IGNACIO CAMACHO-ABC
- Aún podemos decidir si la herencia colectiva de esta amarga época ha de ser la España de la rabia o la de la idea
España padece superpoblación de jabalíes, informa en ABC una crónica de Isabel Miranda que recoge informes al respecto de diversas asociaciones de caza. Ya durante el confinamiento los vimos campar a sus anchas en las zonas urbanas. Ahora provocan accidentes al cruzarse en las carreteras, merodean granjas y se acercan sin miedo a los basureros de áreas habitadas cuyos vecinos reclaman a las autoridades soluciones al problema de sobreabundancia. No hay modo de frenar su invasión; parece que se han acostumbrado a la presencia humana, o al menos la sobrellevan mejor que la de los lobos, su tradicional enemigo en la cadena alimentaria.
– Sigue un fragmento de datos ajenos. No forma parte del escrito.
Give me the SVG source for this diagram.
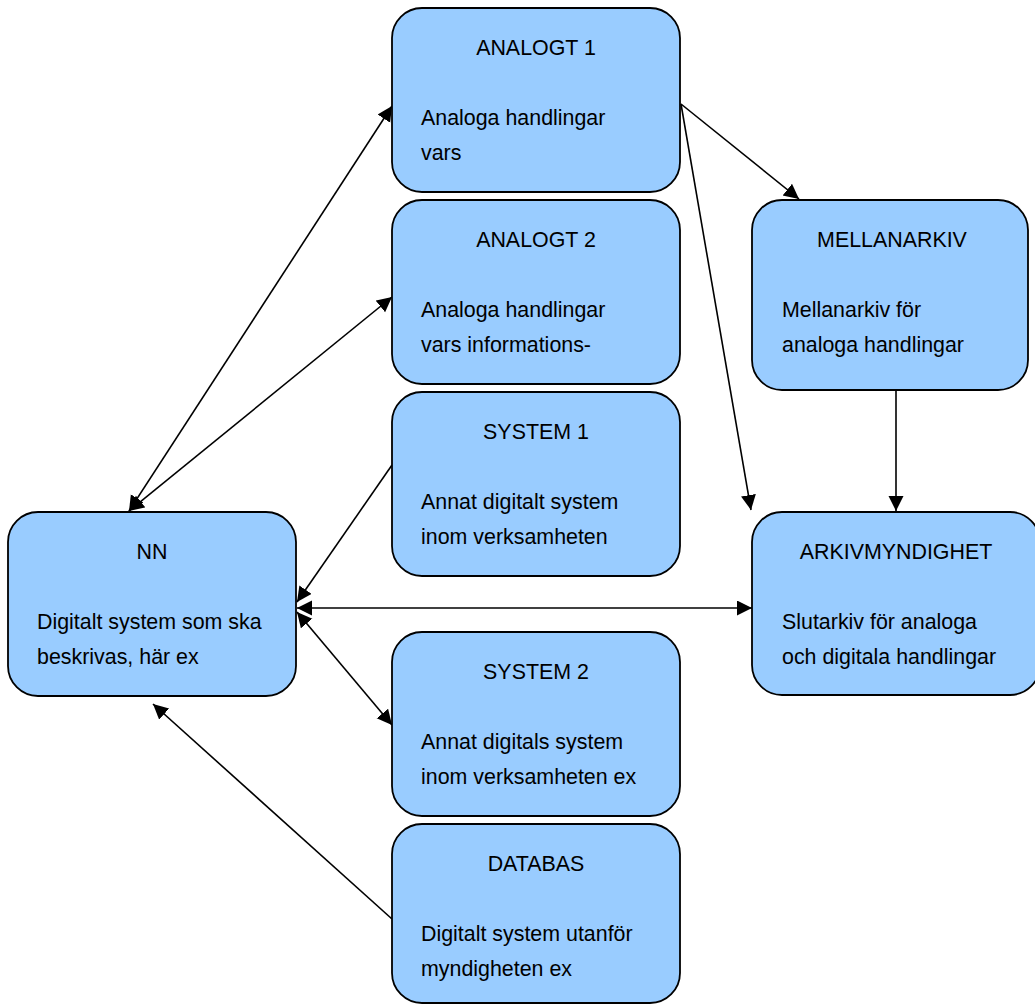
<svg xmlns="http://www.w3.org/2000/svg" width="1035" height="1005" viewBox="0 0 1035 1005">
<style>
.box{fill:#99CCFF;stroke:#000;stroke-width:1.8}
.t{font-family:"Liberation Sans",Arial,sans-serif;font-size:21.4px;fill:#000}
.c{text-anchor:middle}
.ln{stroke:#000;stroke-width:1.6;fill:none}
</style>
<defs>
<marker id="ah" markerUnits="userSpaceOnUse" markerWidth="16" markerHeight="16" viewBox="0 0 16 16" refX="15" refY="7.5" orient="auto-start-reverse">
<path d="M0,0 L15,7.5 L0,15 z" fill="#000"/>
</marker>
</defs>
<rect width="1035" height="1005" fill="#fff"/>
<g id="connectors">
<line class="ln" x1="129" y1="511" x2="392" y2="106" marker-start="url(#ah)" marker-end="url(#ah)"/>
<line class="ln" x1="129" y1="511" x2="392" y2="297" marker-start="url(#ah)" marker-end="url(#ah)"/>
<line class="ln" x1="392" y1="465" x2="297" y2="602" marker-end="url(#ah)"/>
<line class="ln" x1="297" y1="608" x2="752" y2="608" marker-start="url(#ah)" marker-end="url(#ah)"/>
<line class="ln" x1="297" y1="612" x2="392" y2="725" marker-start="url(#ah)" marker-end="url(#ah)"/>
<line class="ln" x1="392" y1="919" x2="153" y2="704" marker-end="url(#ah)"/>
<line class="ln" x1="681" y1="104" x2="799" y2="199" marker-end="url(#ah)"/>
<line class="ln" x1="681" y1="104" x2="751" y2="510" marker-end="url(#ah)"/>
<line class="ln" x1="896" y1="391" x2="896" y2="511" marker-end="url(#ah)"/>
</g>
<g id="analogt1">
<rect class="box" x="392" y="8" width="288" height="184" rx="30"/>
<text class="t c" x="536" y="55">ANALOGT 1</text>
<text class="t" x="421" y="125">Analoga handlingar</text>
<text class="t" x="421" y="160">vars</text>
</g>
<g id="analogt2">
<rect class="box" x="392" y="200" width="288" height="184" rx="30"/>
<text class="t c" x="536" y="247">ANALOGT 2</text>
<text class="t" x="421" y="317">Analoga handlingar</text>
<text class="t" x="421" y="352">vars informations-</text>
</g>
<g id="system1">
<rect class="box" x="392" y="392" width="288" height="184" rx="30"/>
<text class="t c" x="536" y="439">SYSTEM 1</text>
<text class="t" x="421" y="509">Annat digitalt system</text>
<text class="t" x="421" y="544">inom verksamheten</text>
</g>
<g id="system2">
<rect class="box" x="392" y="632" width="288" height="184" rx="30"/>
<text class="t c" x="536" y="679">SYSTEM 2</text>
<text class="t" x="421" y="749">Annat digitals system</text>
<text class="t" x="421" y="784">inom verksamheten ex</text>
</g>
<g id="databas">
<rect class="box" x="392" y="824" width="288" height="179" rx="30"/>
<text class="t c" x="536" y="871">DATABAS</text>
<text class="t" x="421" y="941">Digitalt system utanför</text>
<text class="t" x="421" y="976">myndigheten ex</text>
</g>
<g id="nn">
<rect class="box" x="8" y="512" width="288" height="184" rx="30"/>
<text class="t c" x="152" y="559">NN</text>
<text class="t" x="37" y="629">Digitalt system som ska</text>
<text class="t" x="37" y="664">beskrivas, här ex</text>
</g>
<g id="mellanarkiv">
<rect class="box" x="752" y="200" width="276" height="190" rx="30"/>
<text class="t c" x="892" y="247">MELLANARKIV</text>
<text class="t" x="782" y="317">Mellanarkiv för</text>
<text class="t" x="782" y="352">analoga handlingar</text>
</g>
<g id="arkivmyndighet">
<rect class="box" x="752" y="512" width="288" height="183" rx="30"/>
<text class="t c" x="896" y="559">ARKIVMYNDIGHET</text>
<text class="t" x="782" y="629">Slutarkiv för analoga</text>
<text class="t" x="782" y="664">och digitala handlingar</text>
</g>
</svg>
La proliferación de los suidos, que así se llaman, representa una clásica metáfora parlamentaria. Fue Ortega el que la acuñó durante las Cortes constituyentes republicanas. «No podemos venir aquí –dijo—a hacer el jabalí, ni el tenor, ni el payaso». El primer término de la comparación se refería al ruidoso boicot con que interfería los debates un grupo de congresistas exaltados. Hoy no es sólo en el Parlamento donde menudean los energúmenos aficionados a rugir y arremeter contra el adversario; la calle, las redes sociales o los canales de mensajes instantáneos están llenos de radicales que practican no sólo el obstruccionismo argumental sino el linchamiento sistemático de cualquier discrepante de sus argumentos sectarios. Hemos normalizado el combate verbal, la cólera descalificadora, el dicterio airado. Los pobres jabalíes, que sólo buscan comida, no se merecen la equiparación con el salvajismo verbal de los bramidos fanáticos que menudean en nuestro ámbito cotidiano.
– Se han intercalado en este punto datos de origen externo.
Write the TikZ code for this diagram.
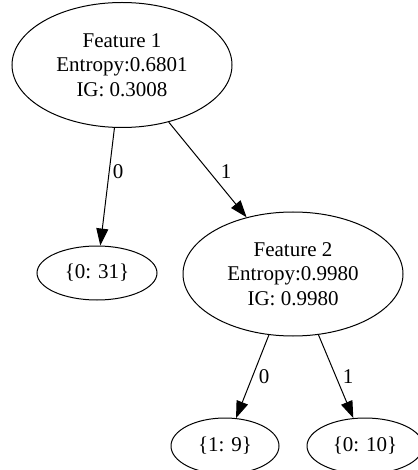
\documentclass[tikz,border=0pt]{standalone}
\usepackage{fontspec}
\setmainfont{Liberation Serif}
\usetikzlibrary{shapes.geometric,arrows.meta}
\tikzset{
  treenode/.style={ellipse, draw, line width=1bp, inner sep=0pt, align=center,
    font=\fontsize{21bp}{24.5bp}\selectfont},
  edgelbl/.style={inner sep=0pt, font=\fontsize{21bp}{24bp}\selectfont},
  treeedge/.style={line width=1bp, -{Triangle[length=17bp,width=12bp]}},
}
\begin{document}
\begin{tikzpicture}[x=1bp,y=-1bp]
\useasboundingbox (0,0) rectangle (417,470);
\node[treenode, minimum width=220bp, minimum height=125bp] (f1) at (122,65) {Feature 1\\Entropy:0.6801\\IG: 0.3008};
\node[treenode, minimum width=120bp, minimum height=54bp] (l1) at (97,273) {\{0: 31\}};
\node[treenode, minimum width=220bp, minimum height=124bp] (f2) at (293,274) {Feature 2\\Entropy:0.9980\\IG: 0.9980};
\node[treenode, minimum width=108bp, minimum height=56bp] (l2) at (225,446) {\{1: 9\}};
\node[treenode, minimum width=116bp, minimum height=56bp] (l3) at (365,446) {\{0: 10\}};
\draw[treeedge] (f1) -- (l1);
\draw[treeedge] (f1) -- (f2);
\draw[treeedge] (f2) -- (l2);
\draw[treeedge] (f2) -- (l3);
\node[edgelbl] (e1) at (118,172) {0};
\node[edgelbl] (e2) at (226,172) {1};
\node[edgelbl] (e3) at (264,377) {0};
\node[edgelbl] (e4) at (348,377) {1};
\end{tikzpicture}
\end{document}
Ya no se trata de echar de menos la elocuencia retórica –la de los tenores del filósofo–, sino de reivindicar una mínima cortesía, la buena educación exigible en la política como en cualquier orden de la vida. De erradicar la fobia a la opinión ajena, el trato de antagonista a todo el que se manifieste de acuerdo con ideas distintas. De que el simple respeto no sea una antigualla social, un atavismo, una reliquia. De que las cuestiones de actualidad dejen de constituir un motivo de encono hasta en las conversaciones de familia. De desterrar el insulto y la intolerancia, de restablecer en la esfera institucional y en la privada las pautas esenciales de la convivencia cívica.
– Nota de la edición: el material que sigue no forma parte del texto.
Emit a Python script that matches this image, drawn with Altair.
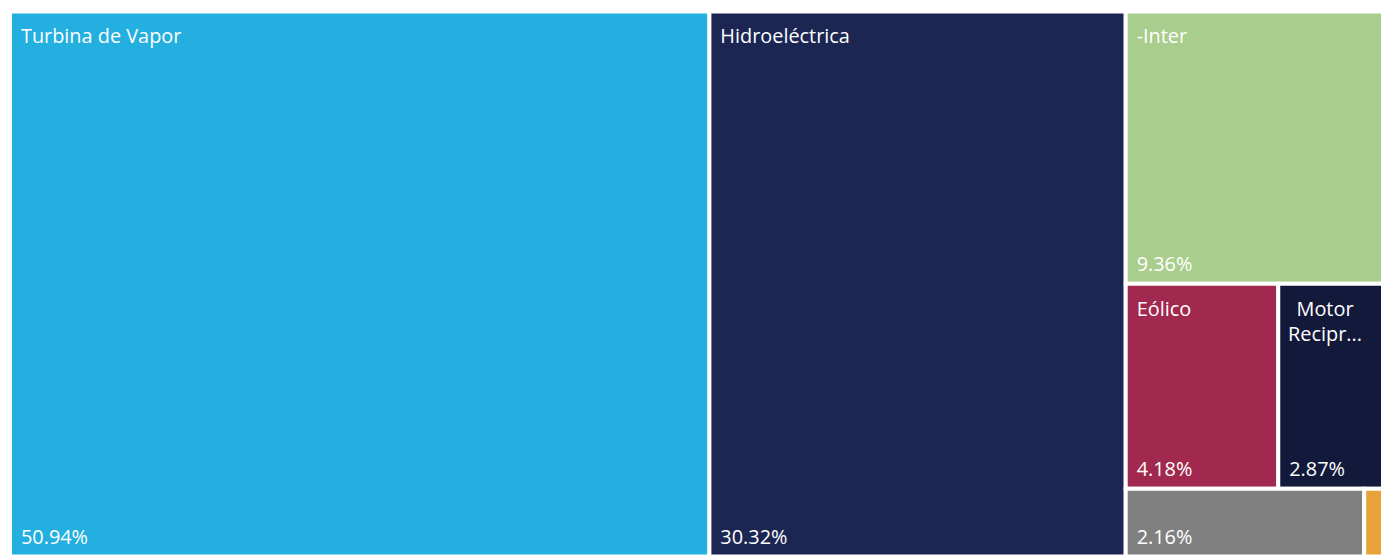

Dejó escrito Machado que de cada diez cabezas, nueve embisten y una piensa. Esa crispación general es el gran triunfo de los jabalíes, de los polarizadores profesionales que siembran la cizaña de la intransigencia para incendiar con ella la atmósfera pública en un conflicto de trincheras dialécticas. Es muy difícil volver de esa guerra sin heridas que durante mucho tiempo supuren encono y aspereza. Y en algún momento hemos de decidir, mientras podamos, si la herencia colectiva de esta amarga época ha de ser –otra vez el poeta—la España de la rabia o la de la idea.